Request
Restate the span of lines that starts with the line containing "Emit a web page" and ends with the line containing "the bottom line", word for word, including both, with nothing else.

Some records:
--- begin ---

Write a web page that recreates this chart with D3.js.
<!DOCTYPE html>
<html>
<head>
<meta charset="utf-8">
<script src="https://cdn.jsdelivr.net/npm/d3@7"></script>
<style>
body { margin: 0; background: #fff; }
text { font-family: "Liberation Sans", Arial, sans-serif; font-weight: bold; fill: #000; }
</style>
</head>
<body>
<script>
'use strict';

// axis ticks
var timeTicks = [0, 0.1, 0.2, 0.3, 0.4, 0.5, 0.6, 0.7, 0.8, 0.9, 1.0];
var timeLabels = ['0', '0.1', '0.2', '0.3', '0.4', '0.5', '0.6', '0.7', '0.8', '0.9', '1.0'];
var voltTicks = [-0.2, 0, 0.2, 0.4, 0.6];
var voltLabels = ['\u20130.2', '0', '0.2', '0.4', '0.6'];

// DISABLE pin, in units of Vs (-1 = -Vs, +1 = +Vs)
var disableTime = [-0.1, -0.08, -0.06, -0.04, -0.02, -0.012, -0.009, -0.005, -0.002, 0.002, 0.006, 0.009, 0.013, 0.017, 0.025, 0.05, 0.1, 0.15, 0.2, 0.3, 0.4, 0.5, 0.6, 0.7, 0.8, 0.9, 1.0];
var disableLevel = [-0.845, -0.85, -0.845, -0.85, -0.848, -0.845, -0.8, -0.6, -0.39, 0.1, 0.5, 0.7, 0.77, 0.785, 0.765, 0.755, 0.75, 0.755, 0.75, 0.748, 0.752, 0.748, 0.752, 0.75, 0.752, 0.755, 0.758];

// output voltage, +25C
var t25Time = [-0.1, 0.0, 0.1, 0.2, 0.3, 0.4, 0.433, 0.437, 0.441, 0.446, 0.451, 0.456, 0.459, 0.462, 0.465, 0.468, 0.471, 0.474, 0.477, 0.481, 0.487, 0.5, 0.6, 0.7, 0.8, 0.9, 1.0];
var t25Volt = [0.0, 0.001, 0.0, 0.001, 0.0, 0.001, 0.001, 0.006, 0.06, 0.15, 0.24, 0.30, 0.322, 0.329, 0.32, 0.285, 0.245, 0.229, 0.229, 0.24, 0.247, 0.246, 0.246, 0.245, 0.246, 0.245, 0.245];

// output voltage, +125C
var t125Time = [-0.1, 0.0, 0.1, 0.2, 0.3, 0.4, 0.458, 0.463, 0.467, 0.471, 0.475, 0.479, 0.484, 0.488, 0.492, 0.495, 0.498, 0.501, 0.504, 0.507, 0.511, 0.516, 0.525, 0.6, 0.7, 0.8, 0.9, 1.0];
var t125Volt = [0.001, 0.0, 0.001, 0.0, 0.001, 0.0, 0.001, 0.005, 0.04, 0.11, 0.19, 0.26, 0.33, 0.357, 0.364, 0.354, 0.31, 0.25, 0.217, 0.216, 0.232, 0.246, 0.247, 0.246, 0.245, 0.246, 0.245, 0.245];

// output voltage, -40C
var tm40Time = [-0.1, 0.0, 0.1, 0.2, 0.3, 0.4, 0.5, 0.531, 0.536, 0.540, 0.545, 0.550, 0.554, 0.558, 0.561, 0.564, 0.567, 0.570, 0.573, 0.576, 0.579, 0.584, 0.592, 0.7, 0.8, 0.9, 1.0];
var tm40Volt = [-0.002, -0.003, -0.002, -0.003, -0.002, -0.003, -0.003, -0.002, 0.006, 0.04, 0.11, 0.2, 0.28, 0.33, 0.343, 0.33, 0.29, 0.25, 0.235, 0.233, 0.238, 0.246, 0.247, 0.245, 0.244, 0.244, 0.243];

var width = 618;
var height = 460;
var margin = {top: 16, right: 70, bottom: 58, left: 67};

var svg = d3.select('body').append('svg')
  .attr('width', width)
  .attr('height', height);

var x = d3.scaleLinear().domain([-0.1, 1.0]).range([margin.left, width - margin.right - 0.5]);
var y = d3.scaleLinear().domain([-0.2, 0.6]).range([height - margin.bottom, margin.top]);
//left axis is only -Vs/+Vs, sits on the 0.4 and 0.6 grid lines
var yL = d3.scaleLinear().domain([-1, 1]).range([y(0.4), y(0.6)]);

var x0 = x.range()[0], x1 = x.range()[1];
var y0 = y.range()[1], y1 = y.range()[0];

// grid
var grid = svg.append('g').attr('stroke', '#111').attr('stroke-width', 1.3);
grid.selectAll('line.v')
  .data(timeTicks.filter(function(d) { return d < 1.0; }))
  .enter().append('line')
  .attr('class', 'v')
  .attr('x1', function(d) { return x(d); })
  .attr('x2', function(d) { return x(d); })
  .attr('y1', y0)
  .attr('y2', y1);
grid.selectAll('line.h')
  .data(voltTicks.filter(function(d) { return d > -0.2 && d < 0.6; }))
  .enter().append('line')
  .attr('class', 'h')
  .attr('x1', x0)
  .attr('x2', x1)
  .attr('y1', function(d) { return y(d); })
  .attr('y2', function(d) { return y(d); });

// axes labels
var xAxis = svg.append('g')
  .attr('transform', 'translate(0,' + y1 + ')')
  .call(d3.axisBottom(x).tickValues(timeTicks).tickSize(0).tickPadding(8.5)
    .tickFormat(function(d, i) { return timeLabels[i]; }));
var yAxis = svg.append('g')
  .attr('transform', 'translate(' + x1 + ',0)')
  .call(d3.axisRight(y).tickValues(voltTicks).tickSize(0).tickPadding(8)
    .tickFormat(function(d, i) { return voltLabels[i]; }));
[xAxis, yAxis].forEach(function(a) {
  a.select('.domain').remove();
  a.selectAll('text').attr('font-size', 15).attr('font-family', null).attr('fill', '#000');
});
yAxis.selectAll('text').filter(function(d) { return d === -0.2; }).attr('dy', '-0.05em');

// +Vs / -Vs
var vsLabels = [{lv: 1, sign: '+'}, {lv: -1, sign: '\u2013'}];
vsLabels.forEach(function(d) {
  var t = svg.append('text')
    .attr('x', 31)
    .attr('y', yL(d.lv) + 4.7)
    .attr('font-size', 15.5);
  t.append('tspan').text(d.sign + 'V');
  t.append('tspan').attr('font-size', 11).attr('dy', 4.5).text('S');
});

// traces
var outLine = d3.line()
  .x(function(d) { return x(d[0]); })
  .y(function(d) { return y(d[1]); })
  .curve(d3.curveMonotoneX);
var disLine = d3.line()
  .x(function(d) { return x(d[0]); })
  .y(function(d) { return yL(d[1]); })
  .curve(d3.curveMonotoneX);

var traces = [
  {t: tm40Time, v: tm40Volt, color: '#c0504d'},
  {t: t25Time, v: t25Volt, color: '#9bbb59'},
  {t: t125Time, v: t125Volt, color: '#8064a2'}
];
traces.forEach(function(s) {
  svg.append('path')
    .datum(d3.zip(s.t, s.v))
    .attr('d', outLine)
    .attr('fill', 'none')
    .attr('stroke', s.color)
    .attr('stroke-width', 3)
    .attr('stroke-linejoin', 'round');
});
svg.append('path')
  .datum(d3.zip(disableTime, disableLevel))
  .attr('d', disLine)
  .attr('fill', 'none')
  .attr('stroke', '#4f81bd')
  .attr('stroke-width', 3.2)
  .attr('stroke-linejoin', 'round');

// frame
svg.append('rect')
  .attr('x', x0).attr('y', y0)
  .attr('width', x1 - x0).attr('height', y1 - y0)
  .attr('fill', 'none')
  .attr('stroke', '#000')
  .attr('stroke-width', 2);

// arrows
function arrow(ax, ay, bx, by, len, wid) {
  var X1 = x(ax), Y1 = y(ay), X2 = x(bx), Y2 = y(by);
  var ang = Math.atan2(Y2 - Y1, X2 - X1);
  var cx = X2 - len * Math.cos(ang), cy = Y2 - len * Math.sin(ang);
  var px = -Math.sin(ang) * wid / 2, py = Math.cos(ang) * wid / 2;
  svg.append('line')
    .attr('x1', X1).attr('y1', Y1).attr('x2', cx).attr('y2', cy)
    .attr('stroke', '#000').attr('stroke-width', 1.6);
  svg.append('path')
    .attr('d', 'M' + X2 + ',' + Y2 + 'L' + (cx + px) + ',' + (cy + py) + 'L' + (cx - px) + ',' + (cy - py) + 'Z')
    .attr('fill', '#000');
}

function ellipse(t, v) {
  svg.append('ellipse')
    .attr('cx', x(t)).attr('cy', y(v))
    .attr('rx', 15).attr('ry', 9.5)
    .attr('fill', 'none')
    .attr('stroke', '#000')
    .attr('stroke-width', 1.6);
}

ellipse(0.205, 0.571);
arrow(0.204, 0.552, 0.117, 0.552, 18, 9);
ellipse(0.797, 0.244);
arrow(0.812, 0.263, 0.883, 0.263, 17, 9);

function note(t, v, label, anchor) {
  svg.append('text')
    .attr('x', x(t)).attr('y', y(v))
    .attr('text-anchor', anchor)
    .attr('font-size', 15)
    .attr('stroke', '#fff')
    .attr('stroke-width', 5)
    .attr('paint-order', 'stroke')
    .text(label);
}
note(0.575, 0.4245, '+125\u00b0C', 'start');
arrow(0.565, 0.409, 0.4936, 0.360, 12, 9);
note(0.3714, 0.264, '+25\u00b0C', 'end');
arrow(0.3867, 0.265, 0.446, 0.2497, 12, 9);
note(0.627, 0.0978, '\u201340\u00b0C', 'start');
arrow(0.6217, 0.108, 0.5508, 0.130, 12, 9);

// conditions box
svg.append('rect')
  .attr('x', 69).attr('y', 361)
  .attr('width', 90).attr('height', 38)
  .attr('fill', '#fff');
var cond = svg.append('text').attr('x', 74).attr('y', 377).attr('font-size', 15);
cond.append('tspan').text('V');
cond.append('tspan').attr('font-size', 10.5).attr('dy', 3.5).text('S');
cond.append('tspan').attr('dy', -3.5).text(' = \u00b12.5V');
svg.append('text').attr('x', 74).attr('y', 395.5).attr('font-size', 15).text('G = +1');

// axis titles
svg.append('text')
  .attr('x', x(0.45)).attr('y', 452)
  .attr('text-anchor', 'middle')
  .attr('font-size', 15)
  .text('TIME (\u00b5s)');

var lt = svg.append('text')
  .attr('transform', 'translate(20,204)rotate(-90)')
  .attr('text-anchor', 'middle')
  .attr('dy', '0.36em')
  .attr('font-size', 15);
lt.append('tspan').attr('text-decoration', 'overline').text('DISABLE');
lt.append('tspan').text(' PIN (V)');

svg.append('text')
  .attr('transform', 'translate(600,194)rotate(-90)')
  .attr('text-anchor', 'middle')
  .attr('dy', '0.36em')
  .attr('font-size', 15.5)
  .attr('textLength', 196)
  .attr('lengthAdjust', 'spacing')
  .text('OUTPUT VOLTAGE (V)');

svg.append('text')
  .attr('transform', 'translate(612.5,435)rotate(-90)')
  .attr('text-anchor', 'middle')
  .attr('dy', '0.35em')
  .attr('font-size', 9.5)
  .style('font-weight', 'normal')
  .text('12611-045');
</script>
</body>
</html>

--- end ---
--- begin ---

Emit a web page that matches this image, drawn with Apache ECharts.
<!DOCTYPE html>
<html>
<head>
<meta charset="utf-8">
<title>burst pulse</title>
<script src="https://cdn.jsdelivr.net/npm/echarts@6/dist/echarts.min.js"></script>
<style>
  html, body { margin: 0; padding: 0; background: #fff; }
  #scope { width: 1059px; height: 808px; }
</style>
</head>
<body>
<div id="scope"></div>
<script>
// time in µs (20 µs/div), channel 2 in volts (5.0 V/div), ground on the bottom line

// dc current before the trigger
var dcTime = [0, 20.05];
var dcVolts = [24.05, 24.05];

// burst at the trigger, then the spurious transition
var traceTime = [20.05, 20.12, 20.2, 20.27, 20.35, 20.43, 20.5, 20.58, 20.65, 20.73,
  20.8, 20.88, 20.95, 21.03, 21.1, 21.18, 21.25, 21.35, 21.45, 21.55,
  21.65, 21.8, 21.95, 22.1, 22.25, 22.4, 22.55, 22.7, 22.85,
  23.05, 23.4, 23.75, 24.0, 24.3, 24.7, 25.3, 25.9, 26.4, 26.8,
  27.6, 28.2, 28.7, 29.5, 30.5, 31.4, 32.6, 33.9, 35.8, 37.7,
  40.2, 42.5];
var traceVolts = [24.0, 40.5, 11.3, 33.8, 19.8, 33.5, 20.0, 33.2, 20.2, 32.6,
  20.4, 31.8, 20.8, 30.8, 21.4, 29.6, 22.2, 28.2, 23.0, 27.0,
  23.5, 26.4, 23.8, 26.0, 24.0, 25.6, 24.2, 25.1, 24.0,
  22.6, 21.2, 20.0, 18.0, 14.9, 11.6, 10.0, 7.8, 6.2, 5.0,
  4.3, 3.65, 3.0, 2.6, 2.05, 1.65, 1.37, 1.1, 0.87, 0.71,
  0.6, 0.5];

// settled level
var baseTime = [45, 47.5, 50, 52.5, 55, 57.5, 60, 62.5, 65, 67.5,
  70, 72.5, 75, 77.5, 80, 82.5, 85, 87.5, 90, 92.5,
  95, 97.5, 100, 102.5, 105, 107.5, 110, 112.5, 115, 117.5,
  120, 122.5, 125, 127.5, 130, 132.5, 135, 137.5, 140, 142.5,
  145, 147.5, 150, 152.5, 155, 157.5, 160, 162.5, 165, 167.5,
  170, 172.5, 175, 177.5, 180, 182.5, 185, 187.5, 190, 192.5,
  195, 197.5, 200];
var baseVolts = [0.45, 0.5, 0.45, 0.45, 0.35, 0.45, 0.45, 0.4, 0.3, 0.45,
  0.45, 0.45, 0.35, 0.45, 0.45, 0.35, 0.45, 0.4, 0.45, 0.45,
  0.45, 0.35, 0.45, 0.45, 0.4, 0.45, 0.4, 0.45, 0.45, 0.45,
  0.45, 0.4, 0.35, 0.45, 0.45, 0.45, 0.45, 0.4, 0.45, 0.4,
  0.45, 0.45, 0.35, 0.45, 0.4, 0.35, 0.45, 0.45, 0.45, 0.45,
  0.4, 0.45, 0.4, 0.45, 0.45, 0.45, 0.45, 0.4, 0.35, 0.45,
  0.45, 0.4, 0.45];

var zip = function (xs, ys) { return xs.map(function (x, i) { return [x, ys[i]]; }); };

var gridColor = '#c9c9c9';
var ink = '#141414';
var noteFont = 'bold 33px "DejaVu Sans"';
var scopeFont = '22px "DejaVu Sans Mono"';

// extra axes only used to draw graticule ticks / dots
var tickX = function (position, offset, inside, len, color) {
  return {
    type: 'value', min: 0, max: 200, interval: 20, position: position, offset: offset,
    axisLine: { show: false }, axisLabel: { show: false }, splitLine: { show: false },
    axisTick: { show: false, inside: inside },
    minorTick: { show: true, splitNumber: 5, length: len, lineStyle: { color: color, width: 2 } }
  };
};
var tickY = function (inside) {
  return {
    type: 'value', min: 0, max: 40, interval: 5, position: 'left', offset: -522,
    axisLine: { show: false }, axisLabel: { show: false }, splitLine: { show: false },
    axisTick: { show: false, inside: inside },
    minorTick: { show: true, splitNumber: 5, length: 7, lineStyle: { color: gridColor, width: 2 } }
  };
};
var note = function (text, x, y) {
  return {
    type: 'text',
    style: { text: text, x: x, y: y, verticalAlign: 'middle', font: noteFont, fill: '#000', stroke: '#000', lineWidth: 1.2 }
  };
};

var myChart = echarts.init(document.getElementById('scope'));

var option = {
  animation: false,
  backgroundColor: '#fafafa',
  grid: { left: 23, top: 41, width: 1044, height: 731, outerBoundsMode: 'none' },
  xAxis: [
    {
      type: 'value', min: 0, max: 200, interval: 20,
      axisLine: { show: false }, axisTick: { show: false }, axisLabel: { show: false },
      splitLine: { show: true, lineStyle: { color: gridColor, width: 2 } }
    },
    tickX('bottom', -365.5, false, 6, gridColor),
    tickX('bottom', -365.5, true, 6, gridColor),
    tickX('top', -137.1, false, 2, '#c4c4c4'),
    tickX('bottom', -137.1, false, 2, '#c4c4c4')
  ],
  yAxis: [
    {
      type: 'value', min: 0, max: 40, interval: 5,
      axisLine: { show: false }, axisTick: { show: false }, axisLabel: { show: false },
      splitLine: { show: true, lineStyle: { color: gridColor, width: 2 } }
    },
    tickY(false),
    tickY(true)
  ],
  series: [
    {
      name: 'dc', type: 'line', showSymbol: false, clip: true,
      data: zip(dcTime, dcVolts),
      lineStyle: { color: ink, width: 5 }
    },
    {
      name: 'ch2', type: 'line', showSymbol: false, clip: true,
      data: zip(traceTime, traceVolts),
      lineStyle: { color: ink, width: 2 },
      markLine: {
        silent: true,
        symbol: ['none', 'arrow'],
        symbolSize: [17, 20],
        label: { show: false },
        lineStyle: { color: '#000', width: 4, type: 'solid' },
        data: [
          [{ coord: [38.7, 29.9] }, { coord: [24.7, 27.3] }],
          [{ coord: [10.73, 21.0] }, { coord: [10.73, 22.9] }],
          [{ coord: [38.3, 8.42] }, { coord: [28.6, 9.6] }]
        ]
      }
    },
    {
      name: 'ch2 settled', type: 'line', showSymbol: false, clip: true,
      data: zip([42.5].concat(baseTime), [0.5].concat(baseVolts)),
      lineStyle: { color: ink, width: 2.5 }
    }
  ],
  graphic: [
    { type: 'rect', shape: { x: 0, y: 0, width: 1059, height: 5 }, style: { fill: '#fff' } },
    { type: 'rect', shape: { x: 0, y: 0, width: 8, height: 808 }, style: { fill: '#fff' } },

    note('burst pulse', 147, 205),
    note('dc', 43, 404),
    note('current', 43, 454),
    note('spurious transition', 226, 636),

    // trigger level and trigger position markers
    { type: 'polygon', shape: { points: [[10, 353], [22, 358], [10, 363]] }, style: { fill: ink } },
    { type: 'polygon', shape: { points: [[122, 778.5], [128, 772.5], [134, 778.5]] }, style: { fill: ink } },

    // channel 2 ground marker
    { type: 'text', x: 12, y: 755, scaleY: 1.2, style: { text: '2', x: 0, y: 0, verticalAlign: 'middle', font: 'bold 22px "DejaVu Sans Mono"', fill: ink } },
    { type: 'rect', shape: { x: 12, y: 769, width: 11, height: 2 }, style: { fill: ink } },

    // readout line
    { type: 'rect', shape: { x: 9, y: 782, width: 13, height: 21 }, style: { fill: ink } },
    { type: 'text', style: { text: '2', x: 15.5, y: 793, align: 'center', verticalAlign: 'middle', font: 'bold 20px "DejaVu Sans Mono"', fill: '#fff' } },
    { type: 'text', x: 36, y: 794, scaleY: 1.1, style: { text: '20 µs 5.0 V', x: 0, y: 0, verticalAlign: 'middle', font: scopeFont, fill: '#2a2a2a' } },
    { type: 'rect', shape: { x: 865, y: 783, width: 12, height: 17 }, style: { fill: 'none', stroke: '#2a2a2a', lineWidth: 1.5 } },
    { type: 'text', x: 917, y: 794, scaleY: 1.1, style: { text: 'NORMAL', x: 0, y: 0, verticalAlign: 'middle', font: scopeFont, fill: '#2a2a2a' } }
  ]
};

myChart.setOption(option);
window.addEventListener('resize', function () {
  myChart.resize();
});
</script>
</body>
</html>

--- end ---

Solved exercise
Emit a web page that matches this image, drawn with Apache ECharts.
<!DOCTYPE html>
<html>
<head>
<meta charset="utf-8">
<title>burst pulse</title>
<script src="https://cdn.jsdelivr.net/npm/echarts@6/dist/echarts.min.js"></script>
<style>
  html, body { margin: 0; padding: 0; background: #fff; }
  #scope { width: 1059px; height: 808px; }
</style>
</head>
<body>
<div id="scope"></div>
<script>
// time in µs (20 µs/div), channel 2 in volts (5.0 V/div), ground on the bottom line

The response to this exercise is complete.